▶ _Task brief_:
Only the lines from the start of the data through the one containing "-92.12, -90.89, -89.71]" belong in your answer; return them exactly.

########################################

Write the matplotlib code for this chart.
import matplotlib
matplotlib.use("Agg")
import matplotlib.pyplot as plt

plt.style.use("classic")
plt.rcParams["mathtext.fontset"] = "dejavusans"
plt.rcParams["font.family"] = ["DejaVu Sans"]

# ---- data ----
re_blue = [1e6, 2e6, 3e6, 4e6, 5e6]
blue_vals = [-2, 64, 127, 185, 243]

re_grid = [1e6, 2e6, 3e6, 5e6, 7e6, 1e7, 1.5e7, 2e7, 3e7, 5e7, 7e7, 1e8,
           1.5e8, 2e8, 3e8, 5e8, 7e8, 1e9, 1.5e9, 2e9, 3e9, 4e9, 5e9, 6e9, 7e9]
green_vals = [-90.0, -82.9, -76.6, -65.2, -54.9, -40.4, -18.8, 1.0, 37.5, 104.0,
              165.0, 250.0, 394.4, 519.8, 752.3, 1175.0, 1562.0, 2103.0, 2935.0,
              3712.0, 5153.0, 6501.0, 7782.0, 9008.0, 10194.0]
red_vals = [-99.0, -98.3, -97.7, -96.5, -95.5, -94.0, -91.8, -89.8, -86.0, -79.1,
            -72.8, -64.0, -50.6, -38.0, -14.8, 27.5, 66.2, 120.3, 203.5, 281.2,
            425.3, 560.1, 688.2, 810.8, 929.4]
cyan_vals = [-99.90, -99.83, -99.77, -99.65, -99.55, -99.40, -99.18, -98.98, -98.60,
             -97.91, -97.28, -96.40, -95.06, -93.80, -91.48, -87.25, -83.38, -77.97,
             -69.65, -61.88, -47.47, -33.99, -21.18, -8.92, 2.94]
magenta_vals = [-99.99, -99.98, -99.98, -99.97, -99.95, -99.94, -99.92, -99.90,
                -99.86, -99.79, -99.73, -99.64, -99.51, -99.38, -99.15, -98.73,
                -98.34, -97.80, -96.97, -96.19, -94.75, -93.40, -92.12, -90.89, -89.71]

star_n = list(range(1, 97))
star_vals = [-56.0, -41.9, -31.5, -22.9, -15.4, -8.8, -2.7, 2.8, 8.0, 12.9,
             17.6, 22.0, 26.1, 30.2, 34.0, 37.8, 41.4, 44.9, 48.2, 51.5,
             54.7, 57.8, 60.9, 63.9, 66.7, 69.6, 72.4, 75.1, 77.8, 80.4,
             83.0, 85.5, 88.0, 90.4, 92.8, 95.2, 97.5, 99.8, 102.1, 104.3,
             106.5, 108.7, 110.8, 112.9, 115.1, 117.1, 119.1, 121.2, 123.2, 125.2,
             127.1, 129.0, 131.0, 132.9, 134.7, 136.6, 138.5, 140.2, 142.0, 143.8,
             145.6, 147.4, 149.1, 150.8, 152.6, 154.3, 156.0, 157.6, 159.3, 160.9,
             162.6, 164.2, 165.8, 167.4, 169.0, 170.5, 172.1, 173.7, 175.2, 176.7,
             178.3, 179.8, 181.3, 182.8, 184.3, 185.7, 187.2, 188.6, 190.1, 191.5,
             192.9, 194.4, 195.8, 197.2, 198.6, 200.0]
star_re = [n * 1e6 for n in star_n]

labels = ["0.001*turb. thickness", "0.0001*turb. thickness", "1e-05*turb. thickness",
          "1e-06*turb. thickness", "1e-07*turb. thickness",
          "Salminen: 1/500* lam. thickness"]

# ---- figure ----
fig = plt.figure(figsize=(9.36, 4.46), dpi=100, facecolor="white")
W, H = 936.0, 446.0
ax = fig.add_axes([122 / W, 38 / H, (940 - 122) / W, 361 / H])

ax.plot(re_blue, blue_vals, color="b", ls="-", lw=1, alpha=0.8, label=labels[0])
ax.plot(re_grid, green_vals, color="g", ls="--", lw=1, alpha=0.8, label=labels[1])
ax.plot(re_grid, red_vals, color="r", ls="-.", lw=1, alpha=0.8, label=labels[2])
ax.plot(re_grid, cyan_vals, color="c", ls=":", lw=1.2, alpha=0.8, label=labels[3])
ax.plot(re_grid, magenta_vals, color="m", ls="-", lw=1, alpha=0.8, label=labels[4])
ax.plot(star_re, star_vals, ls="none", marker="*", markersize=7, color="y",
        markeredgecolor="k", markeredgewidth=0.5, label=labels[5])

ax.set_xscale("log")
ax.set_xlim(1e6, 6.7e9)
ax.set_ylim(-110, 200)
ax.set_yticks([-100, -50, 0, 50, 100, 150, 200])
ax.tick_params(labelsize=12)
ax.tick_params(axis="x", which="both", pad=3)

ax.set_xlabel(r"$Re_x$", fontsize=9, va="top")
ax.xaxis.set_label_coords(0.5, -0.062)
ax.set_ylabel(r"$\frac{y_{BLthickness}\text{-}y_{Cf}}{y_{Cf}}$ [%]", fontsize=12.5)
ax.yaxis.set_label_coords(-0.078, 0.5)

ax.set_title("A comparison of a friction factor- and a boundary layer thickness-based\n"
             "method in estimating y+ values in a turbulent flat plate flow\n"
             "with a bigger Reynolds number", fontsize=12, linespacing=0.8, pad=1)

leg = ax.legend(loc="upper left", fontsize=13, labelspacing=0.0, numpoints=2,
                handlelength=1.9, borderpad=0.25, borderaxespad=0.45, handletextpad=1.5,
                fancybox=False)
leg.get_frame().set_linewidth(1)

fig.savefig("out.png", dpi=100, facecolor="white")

########################################

▶ _Problem solution_:
Write the matplotlib code for this chart.
import matplotlib
matplotlib.use("Agg")
import matplotlib.pyplot as plt

plt.style.use("classic")
plt.rcParams["mathtext.fontset"] = "dejavusans"
plt.rcParams["font.family"] = ["DejaVu Sans"]

# ---- data ----
re_blue = [1e6, 2e6, 3e6, 4e6, 5e6]
blue_vals = [-2, 64, 127, 185, 243]

re_grid = [1e6, 2e6, 3e6, 5e6, 7e6, 1e7, 1.5e7, 2e7, 3e7, 5e7, 7e7, 1e8,
           1.5e8, 2e8, 3e8, 5e8, 7e8, 1e9, 1.5e9, 2e9, 3e9, 4e9, 5e9, 6e9, 7e9]
green_vals = [-90.0, -82.9, -76.6, -65.2, -54.9, -40.4, -18.8, 1.0, 37.5, 104.0,
              165.0, 250.0, 394.4, 519.8, 752.3, 1175.0, 1562.0, 2103.0, 2935.0,
              3712.0, 5153.0, 6501.0, 7782.0, 9008.0, 10194.0]
red_vals = [-99.0, -98.3, -97.7, -96.5, -95.5, -94.0, -91.8, -89.8, -86.0, -79.1,
            -72.8, -64.0, -50.6, -38.0, -14.8, 27.5, 66.2, 120.3, 203.5, 281.2,
            425.3, 560.1, 688.2, 810.8, 929.4]
cyan_vals = [-99.90, -99.83, -99.77, -99.65, -99.55, -99.40, -99.18, -98.98, -98.60,
             -97.91, -97.28, -96.40, -95.06, -93.80, -91.48, -87.25, -83.38, -77.97,
             -69.65, -61.88, -47.47, -33.99, -21.18, -8.92, 2.94]
magenta_vals = [-99.99, -99.98, -99.98, -99.97, -99.95, -99.94, -99.92, -99.90,
                -99.86, -99.79, -99.73, -99.64, -99.51, -99.38, -99.15, -98.73,
                -98.34, -97.80, -96.97, -96.19, -94.75, -93.40, -92.12, -90.89, -89.71]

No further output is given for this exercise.